Baca berita dengan sedikit iklan, klik di sini
PERKARA yang membelit Novel Baswedan menjadi pembicaraan serius dua petinggi lembaga penegak hukum. Pelaksana tugas Ketua Komisi Pemberantasan Korupsi Taufiequrachman Ruki dan Kepala Kepolisian RI Jenderal Badrodin Haiti bolak-balik saling telepon membahas penanganan kasus penyidik senior tersebut.
Ketika duduk satu meja dalam acara Festival Anti-Korupsi di gedung Dewan Perwakilan Rakyat, Kamis dua pekan lalu, Ruki dan Badrodin kembali membahas pembicaraan lewat telepon mereka. Ruki menyatakan perlu mengontak Badrodin karena Badan Reserse Kriminal Polri kembali melayangkan surat panggilan kepada Novel.
Ruki memberikan jaminan kepada Badrodin bahwa Novel akan memenuhi panggilan Bareskrim. "Saya bilang 'akan kami hadapkan'," kata Ruki. Badrodin, yang duduk tidak jauh dari Ruki, mengangguk. Ditemui sebelum meninggalkan gedung DPR, Badrodin membenarkan adanya komunikasi itu.
Pada Kamis itu, Novel digiring penyidik Bareskrim ke Kejaksaan Agung dan ke markas Kepolisian Daerah Bengkulu. Polisi hendak melimpahkan berkas perkara beserta tersangka kasus dugaan penganiayaan yang mengakibatkan tewasnya seorang tersangka pencurian sarang burung walet di Bengkulu pada 2004. Novel, yang dituduh terlibat perkara itu ketika menjadi Kepala Satuan Intelijen Keamanan Kepolisian Resor Kota Bengkulu, hampir ditahan.
Ruki menjelaskan alasan Novel harus mengikuti kemauan polisi. Menurut Ruki, kalau Novel tidak mengikuti prosedur hukum, polisi bisa menjemput paksa. "Ini kurang baik dan akan menimbulkan friksi," ujar Ruki. Besoknya, Ruki berbicara dengan Novel dan mendorongnya agar mau menjalani proses persidangan. "Saya sampaikan terpaksa harus dihadapi di pengadilan dengan segala risikonya," kata Ruki.

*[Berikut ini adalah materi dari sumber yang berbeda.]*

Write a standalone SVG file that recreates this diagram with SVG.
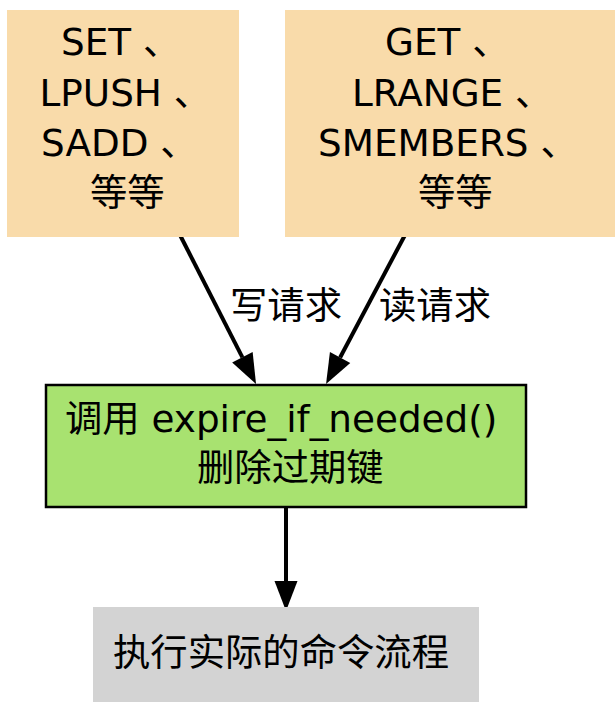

Ia juga mengatakan KPK menanggung semua biaya beperkara di Bengkulu, biaya perjalanan, dan pendampingan hukum.
Sikap Ruki, kali ini, berubah drastis dibandingkan dengan ketika baru dilantik menjadi Ketua KPK pada Februari lalu. Saat itu, Ruki menyatakan akan melindungi Novel. Nyatanya, kasus Novel jalan terus. Kamis pekan lalu, Kepala Kejaksaan Negeri Bengkulu I Made Sudarmawan mengatakan berkas perkara Novel sudah dinyatakan lengkap oleh tim peneliti. Perkara akan dilimpahkan ke pengadilan dalam tujuh hari.
Bareskrim baru mengusut Novel delapan tahun setelah kejadian. Ketika itu, Novel menyidik korupsi pengadaan simulator kemudi yang melibatkan Kepala Korps Lalu Lintas Polri saat itu, Djoko Susilo. Ulah Bareskrim menimbulkan protes masyarakat, sehingga Presiden Susilo Bambang Yudhoyono membekukan kasus itu. Bareskrim mengangkat lagi kasus yang sama setelah KPK menyidik dugaan korupsi calon Kepala Polri Komisaris Jenderal Budi Gunawan, yang kini menjadi Wakil Kepala Polri.
Pengacara Novel, Muji Kartika Rahayu, khawatir ada tujuan politis di balik pengusutan Novel. Sebab, jika berstatus terdakwa, Novel bisa diberhentikan dari posisi penyidik. "Mungkin itu yang diinginkan pihak-pihak tertentu," kata Muji. Selain memimpin pengusutan korupsi Djoko Susilo, Novel menangani perkara suap bekas Ketua Mahkamah Konstitusi Akil Mochtar. Novel juga menangani kasus dugaan korupsi pengadaan kartu tanda penduduk elektronik.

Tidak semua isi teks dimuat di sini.